Friction stir welding uses frictional heating combined with forging pressure to produce high-strength bonds virtually free of defects. The welding process transforms metals from a solid state into a "plastic-like" state, and uses a rotating pin tool to soften, stir and forge a bond between two metal plates to form a uniform welded joint -- a vital requirement of next-generation space hardware.
"NASA is leveraging key technologies like friction stir welding from the Space Shuttle Program to design and manufacture the Space Launch System," said Todd May, SLS program manager at the Marshall Space Flight Center in Huntsville, Ala. "NASA's advancements in friction stir welding techniques used to manufacture the external tanks give SLS a head start in development while reducing program cost, increasing reliability and creating hardware with superior mechanical properties. This technology directly supports SLS' program tenets of safety, reliability and sustainability."
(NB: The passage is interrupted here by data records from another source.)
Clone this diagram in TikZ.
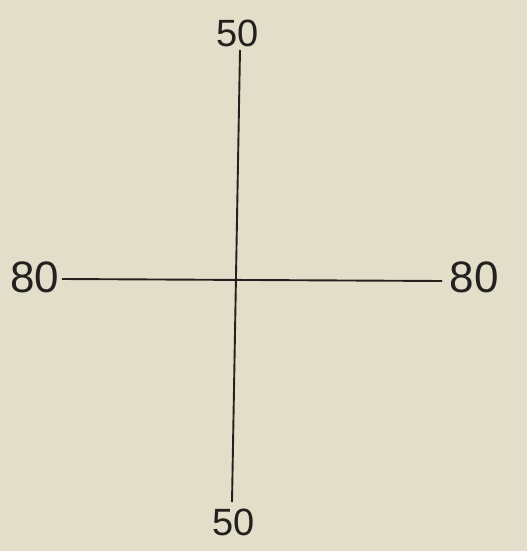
\documentclass[tikz,border=0pt]{standalone}
\usepackage{fontspec}
\setmainfont{Liberation Sans}
\definecolor{paper}{RGB}{226,222,202}
\definecolor{ink}{RGB}{35,33,30}
\begin{document}
\begin{tikzpicture}[x=1pt,y=-1pt,
  lbl/.style={inner sep=0pt,text=ink,font=\fontsize{38}{38}\selectfont},
  biglbl/.style={inner sep=0pt,text=ink,font=\fontsize{44}{44}\selectfont},
  axis/.style={draw=ink,line width=1.9pt}]
\fill[paper] (0,0) rectangle (527,551);
\useasboundingbox (0,0) rectangle (527,551);
\node[lbl] (t) at (238,33) {50};
\node[lbl] (b) at (234,522) {50};
\node[biglbl] (l) at (35,277) {80};
\node[biglbl] (r) at (474,277) {80};
\coordinate (vt) at (240,50);
\coordinate (vb) at (232,502);
\coordinate (hl) at (62,279);
\coordinate (hr) at (442,281);
\draw[axis] (vt) -- (vb);
\draw[axis] (hl) -- (hr);
\end{tikzpicture}
\end{document}
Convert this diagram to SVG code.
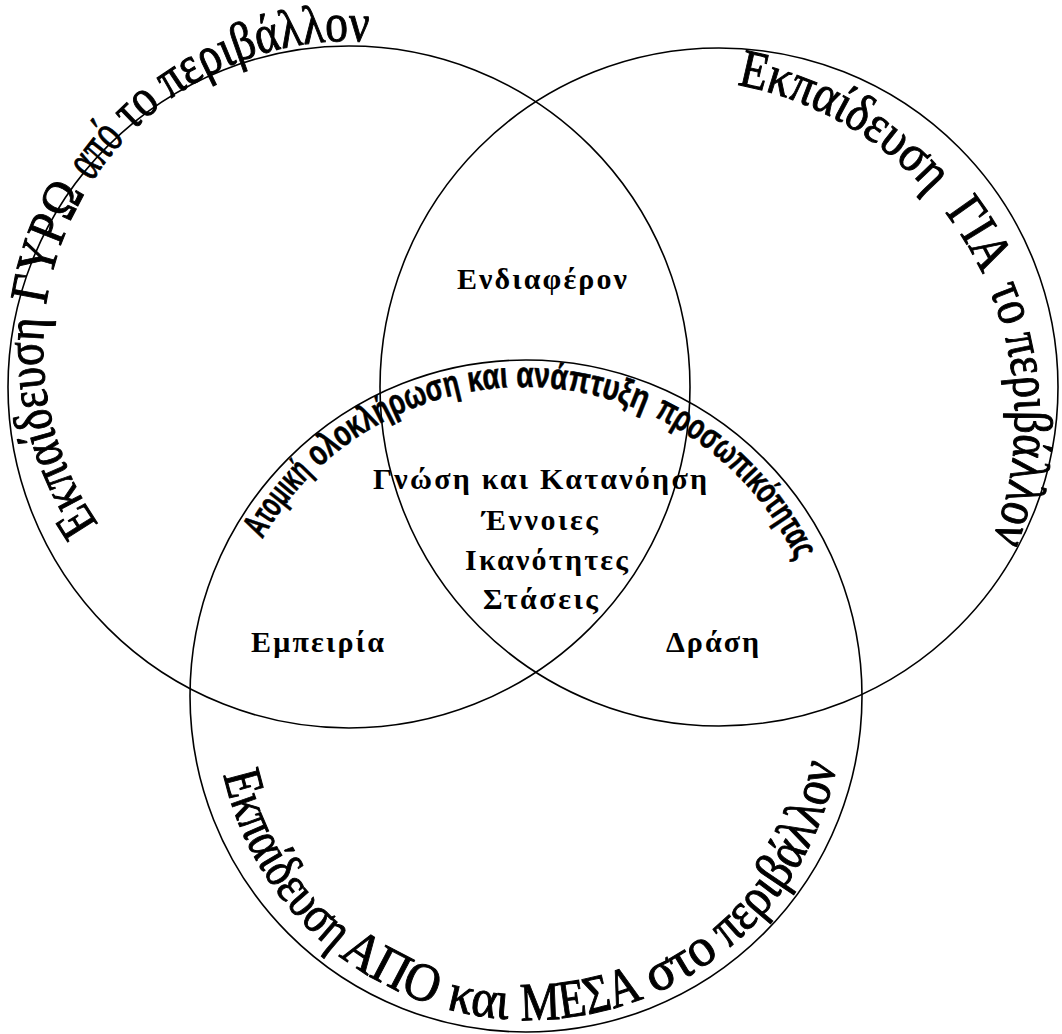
<svg xmlns="http://www.w3.org/2000/svg" width="1062" height="1034" viewBox="0 0 1062 1034">
<style>
.ring{fill:none;stroke:#000;stroke-width:1.6}
.lbl{font-family:"Liberation Serif","Times New Roman",serif;font-weight:bold;font-size:30px;fill:#000}
.arc{font-family:"Liberation Serif","Times New Roman",serif;font-size:54px;fill:#000;stroke:#000;stroke-width:1}
.inner{font-family:"Liberation Sans",Arial,sans-serif;font-weight:bold;font-size:36px;fill:#000;stroke:#000;stroke-width:0.6}
</style>
<defs>
<path id="pA" d="M114.8,545.3 A307,307 0 0 1 403.3,45.7"/>
<path id="pB" d="M704.6,80.3 A340,340 0 0 1 969.4,589"/>
<path id="pC" d="M217.2,734.3 A313,313 0 0 0 840.8,734.3"/>
<path id="pI" d="M251.2,560.8 A301,301 0 0 1 806.9,585.1"/>
</defs>
<rect width="1062" height="1034" fill="#fff"/>
<g id="circle-around">
<circle class="ring" cx="349" cy="387" r="341"/>
<text class="arc"><textPath href="#pA" startOffset="26.8" textLength="217" lengthAdjust="spacingAndGlyphs">Εκπαίδευση</textPath><textPath href="#pA" startOffset="257.2" textLength="120" lengthAdjust="spacingAndGlyphs">ΓΥΡΩ</textPath><textPath href="#pA" startOffset="390" textLength="54" lengthAdjust="spacingAndGlyphs">από</textPath><textPath href="#pA" startOffset="453.5" textLength="40" lengthAdjust="spacingAndGlyphs">το</textPath><textPath href="#pA" startOffset="503.7" textLength="211.6" lengthAdjust="spacingAndGlyphs">περιβάλλον</textPath></text>
</g>
<g id="circle-for">
<circle class="ring" cx="719" cy="387" r="339"/>
<text class="arc"><textPath href="#pB" startOffset="32.6" textLength="225.5" lengthAdjust="spacingAndGlyphs">Εκπαίδευση</textPath><textPath href="#pB" startOffset="282" textLength="73" lengthAdjust="spacingAndGlyphs">ΓΙΑ</textPath><textPath href="#pB" startOffset="371" textLength="40" lengthAdjust="spacingAndGlyphs">το</textPath><textPath href="#pB" startOffset="421" textLength="206.5" lengthAdjust="spacingAndGlyphs">περιβάλλον</textPath></text>
</g>
<g id="circle-from-in">
<circle class="ring" cx="526" cy="696" r="336"/>
<text class="arc"><textPath href="#pC" startOffset="41" textLength="212" lengthAdjust="spacingAndGlyphs">Εκπαίδευση</textPath><textPath href="#pC" startOffset="259.5" textLength="107" lengthAdjust="spacingAndGlyphs">ΑΠΟ</textPath><textPath href="#pC" startOffset="380" textLength="63" lengthAdjust="spacingAndGlyphs">και</textPath><textPath href="#pC" startOffset="456" textLength="126" lengthAdjust="spacingAndGlyphs">ΜΕΣΑ</textPath><textPath href="#pC" startOffset="593" textLength="76" lengthAdjust="spacingAndGlyphs">στο</textPath><textPath href="#pC" startOffset="680" textLength="217" lengthAdjust="spacingAndGlyphs">περιβάλλον</textPath></text>
<text class="inner"><textPath href="#pI" startOffset="24.2" textLength="83.5" lengthAdjust="spacingAndGlyphs">Ατομική</textPath><textPath href="#pI" startOffset="115.6" textLength="162.8" lengthAdjust="spacingAndGlyphs">ολοκλήρωση</textPath><textPath href="#pI" startOffset="286.3" textLength="39.4" lengthAdjust="spacingAndGlyphs">και</textPath><textPath href="#pI" startOffset="333.6" textLength="131.3" lengthAdjust="spacingAndGlyphs">ανάπτυξη</textPath><textPath href="#pI" startOffset="475.4" textLength="207.5" lengthAdjust="spacingAndGlyphs">προσωπικότητας</textPath></text>
</g>
<g id="labels">
<text class="lbl" x="457" y="289" textLength="170" lengthAdjust="spacing">Ενδιαφέρον</text>
<text class="lbl" x="373" y="489" textLength="334" lengthAdjust="spacing">Γνώση και Κατανόηση</text>
<text class="lbl" x="482" y="530" textLength="116" lengthAdjust="spacing">Έννοιες</text>
<text class="lbl" x="465" y="570" textLength="163" lengthAdjust="spacing">Ικανότητες</text>
<text class="lbl" x="483" y="609" textLength="115" lengthAdjust="spacing">Στάσεις</text>
<text class="lbl" x="251" y="652" textLength="133" lengthAdjust="spacing">Εμπειρία</text>
<text class="lbl" x="666" y="652" textLength="93" lengthAdjust="spacing">Δράση</text>
</g>
</svg>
In the mid 1990s, following use of a new lightweight aluminum lithium alloy created to reduce the weight of the external tanks, Marshall engineers found the new alloy difficult, complex and costly to weld. Engineers researched and adapted the innovative friction stir welding process for use on the 153.8-feet-tall orange space shuttle external tanks used to hold propellant for the space shuttle main engines. The process reduced manufacturing costs, increased reliability and significantly lowered the number of defects to yield a nearly perfect weld.
The Space Shuttle Program implemented the new weld technique in its manufacturing process of the external tank in 2001. The first friction stir welded tank flew in 2009. Since then, NASA has developed multiple tools and advanced processes to enhance its welding capabilities on aerospace hardware.
"State-of-the-art friction stir welding will continue to be a critical technology as we continue to learn how to build more efficient space vehicles with less expensive materials," said Jon Street, welding and manufacturing lead in the Material & Processes Laboratory at the Marshall Center. "Friction stir welding yields higher strength metals with higher reliability and predictability. It also increases efficiency by reducing the number of weld passes that traditional fusion arc welding requires. In addition, it offers safer, more environmentally friendly operations than traditional welding by not creating hazards such as welding fumes, radiation or high voltage. SLS will benefit from all of these advancements."
Today, the Boeing Company of Huntsville, Ala., is developing the SLS core and upper stage using the friction stir welding process. The core stage will tower over 200 feet tall with a diameter of 27.5 feet and store cryogenic liquid hydrogen and liquid oxygen to feed RS-25 engines. The upper stage, powered by J-2X engines, will be used on the evolved SLS and share common attributes with the core stage such as its outer diameter, material composition, subsystem components and tooling. Both stages will be built at NASA's Michoud Assembly Facility in New Orleans with state-of-the-art manufacturing equipment and tooling -- including one of the largest robotic friction stir welding systems in the world.
"NASA's strategy to affordably achieve a 2017 first flight for its new launch vehicle depends a great deal on the ability to leverage existing technologies and expertise, while taking advantage of the new science and innovations necessary to achieve extended flights of discovery," said Jim Chilton, Boeing Exploration Launch Systems vice president. "Friction stir welding technology meets all of those challenges."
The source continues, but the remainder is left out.